By the summer of 1992, the major labels wanted everything they could get out of the Pacific Northwest, and A&M took full advantage, throwing a promotional push behind Temple of the Dog that came complete with a video for "Hunger Strike," which was re-released to radio and turned into a Top Five rock hit on the strength of the vocal interplay between its two now-famous singers. By this time, the band members had all returned their focus to their main bands, and to their credit, no one seemed to give much serious thought to a follow-up even after Temple went platinum. But affection for their time together remained.
"I still listen to it and think that it's the best thing I've ever been involved with," Gossard told Spin in 2001. "Whatever that combination of people was, I'd never been in a situation where it was that easy. I've almost been looking for that ever since. The very first thing we did was a very high water mark, the way that our two bands complemented each other.
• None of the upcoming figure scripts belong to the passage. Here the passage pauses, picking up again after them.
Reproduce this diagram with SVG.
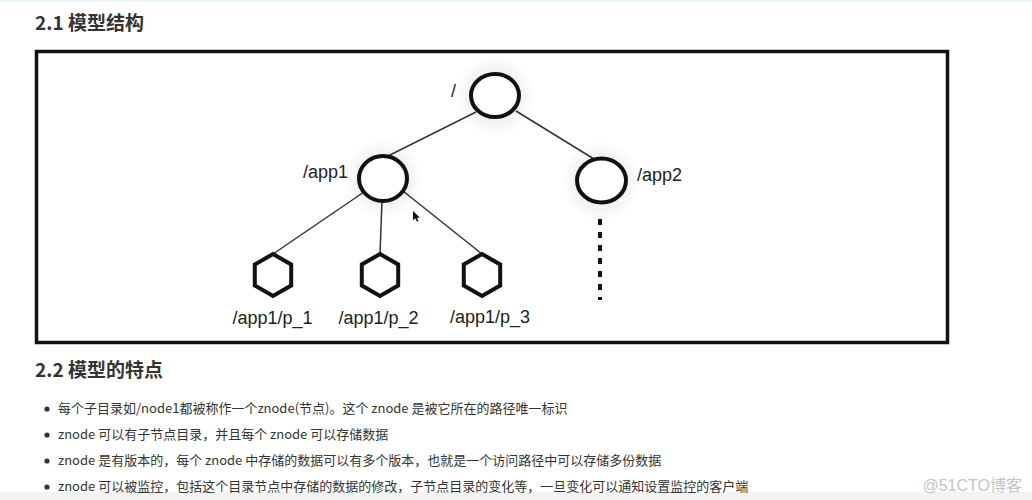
<svg xmlns="http://www.w3.org/2000/svg" width="1032" height="500" viewBox="0 0 1032 500">
  <style>
    .h { font-family: "Noto Sans CJK SC", "Noto Sans", sans-serif; font-size: 19px; font-weight: bold; fill: #333; }
    .li { font-family: "Noto Sans CJK SC", "Noto Sans", sans-serif; font-size: 13px; fill: #333; }
    .lbl { font-family: "Liberation Sans", Arial, sans-serif; font-size: 18px; fill: #222; }
    .circ { fill: #fff; stroke: #111; stroke-width: 4; }
    .hex { fill: #fff; stroke: #111; stroke-width: 4; stroke-linejoin: miter; }
    .conn { stroke: #333; stroke-width: 1.5; fill: none; }
    .halo { fill: url(#glow); }
  </style>
  <defs>
    <radialGradient id="glow">
      <stop offset="0.5" stop-color="#000" stop-opacity="0.07"/>
      <stop offset="1" stop-color="#000" stop-opacity="0"/>
    </radialGradient>
  </defs>
  <rect x="0" y="0" width="1032" height="500" fill="#fff"/>
  <rect x="0" y="0" width="1032" height="2" fill="#e6f5f9"/>
  <rect x="0" y="492" width="1032" height="8" fill="#f3f3f3"/>

  <text class="h" x="35" y="30">2.1 模型结构</text>

  <rect id="frame" x="36.5" y="51.5" width="911" height="291" fill="#fff" stroke="#111" stroke-width="3.5"/>

  <g id="connectors">
    <line class="conn" x1="476" y1="112" x2="388" y2="156"/>
    <line class="conn" x1="516" y1="111" x2="594" y2="159"/>
    <line class="conn" x1="364" y1="192" x2="273" y2="254"/>
    <line class="conn" x1="382" y1="201" x2="380" y2="254"/>
    <line class="conn" x1="403" y1="191" x2="482" y2="254"/>
    <line x1="600" y1="219" x2="600" y2="300" stroke="#111" stroke-width="4" stroke-dasharray="6 7"/>
  </g>

  <g id="node-root">
    <circle class="halo" cx="495" cy="96" r="40"/>
    <ellipse class="circ" cx="495" cy="95.5" rx="24" ry="21.5"/>
    <text class="lbl" x="451" y="97">/</text>
  </g>
  <g id="node-app1">
    <circle class="halo" cx="383" cy="179" r="40"/>
    <ellipse class="circ" cx="383" cy="178.5" rx="24" ry="22.5"/>
    <text class="lbl" x="303" y="178">/app1</text>
  </g>
  <g id="node-app2">
    <circle class="halo" cx="601" cy="181" r="40"/>
    <ellipse class="circ" cx="601.5" cy="180.5" rx="24.5" ry="22"/>
    <text class="lbl" x="637" y="181">/app2</text>
  </g>
  <g id="node-p1">
    <polygon class="hex" points="273,254 291.2,264.5 291.2,285.5 273,296 254.8,285.5 254.8,264.5"/>
    <text class="lbl" x="272.5" y="324" text-anchor="middle">/app1/p_1</text>
  </g>
  <g id="node-p2">
    <polygon class="hex" points="380,254 398.2,264.5 398.2,285.5 380,296 361.8,285.5 361.8,264.5"/>
    <text class="lbl" x="378.5" y="324" text-anchor="middle">/app1/p_2</text>
  </g>
  <g id="node-p3">
    <polygon class="hex" points="482,254 500.2,264.5 500.2,285.5 482,296 463.8,285.5 463.8,264.5"/>
    <text class="lbl" x="490" y="323" text-anchor="middle">/app1/p_3</text>
  </g>

  <path d="M413,211 l0,9.5 l2.3,-2.2 l1.7,3.4 l1.5,-0.7 l-1.7,-3.3 l3.2,0 z" fill="#111"/>

  <text class="h" x="35" y="377">2.2 模型的特点</text>

  <g fill="#333">
    <circle cx="47" cy="409" r="2.6"/>
    <circle cx="47" cy="435" r="2.6"/>
    <circle cx="47" cy="461" r="2.6"/>
    <circle cx="47" cy="487" r="2.6"/>
  </g>
  <text class="li" x="58" y="413">每个子目录如/node1都被称作一个znode(节点)。这个 znode 是被它所在的路径唯一标识</text>
  <text class="li" x="58" y="439">znode 可以有子节点目录，并且每个 znode 可以存储数据</text>
  <text class="li" x="58" y="465">znode 是有版本的，每个 znode 中存储的数据可以有多个版本，也就是一个访问路径中可以存储多份数据</text>
  <text class="li" x="58" y="491">znode 可以被监控，包括这个目录节点中存储的数据的修改，子节点目录的变化等，一旦变化可以通知设置监控的客户端</text>

  <text x="1022" y="491" text-anchor="end" font-family="Liberation Sans, Noto Sans CJK SC, sans-serif" font-size="16" fill="#c4c4c4">@51CTO博客</text>
</svg>
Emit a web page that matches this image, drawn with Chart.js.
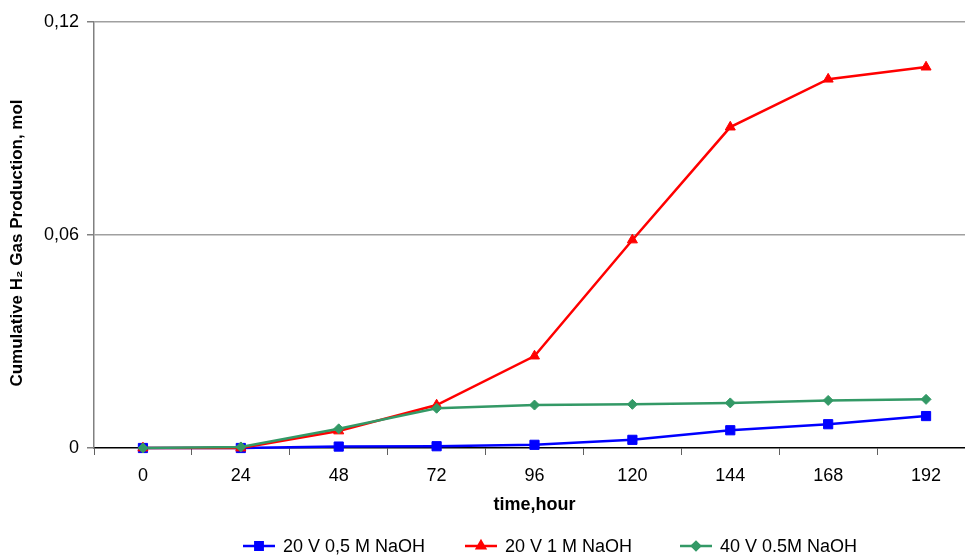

And it was a bunch of songs that Chris wrote totally from the heart. He wrote these songs without any preconceived notions of where they might end up or what they were going to be. That's where the real gold is. In terms of writing music, being self-conscious is the worst place to be."
For Cornell, the effects were equally long-lasting. "To me, in a sense, it was like another Temple of the Dog," he said in 2011 when asked about his stint in the supergroup Audioslave. "That's why I even entertained the idea of getting into a room with them. Temple of the Dog was the first time I did something like that outside of Soundgarden and I didn't even know I could have a relationship like that with some other guys, and it made me realize that later on in any point of my career I shouldn't just immediately say no to any opportunities like that."
As fans are aware, that brief window around the recording of Temple of the Dog wasn't completely the end for the band, as they've reunited for various one-off gigs over the years.
Still, the group represents a painful yet pivotal moment in time, framed by music created with a purity of intent that has characterized many of its members' later works.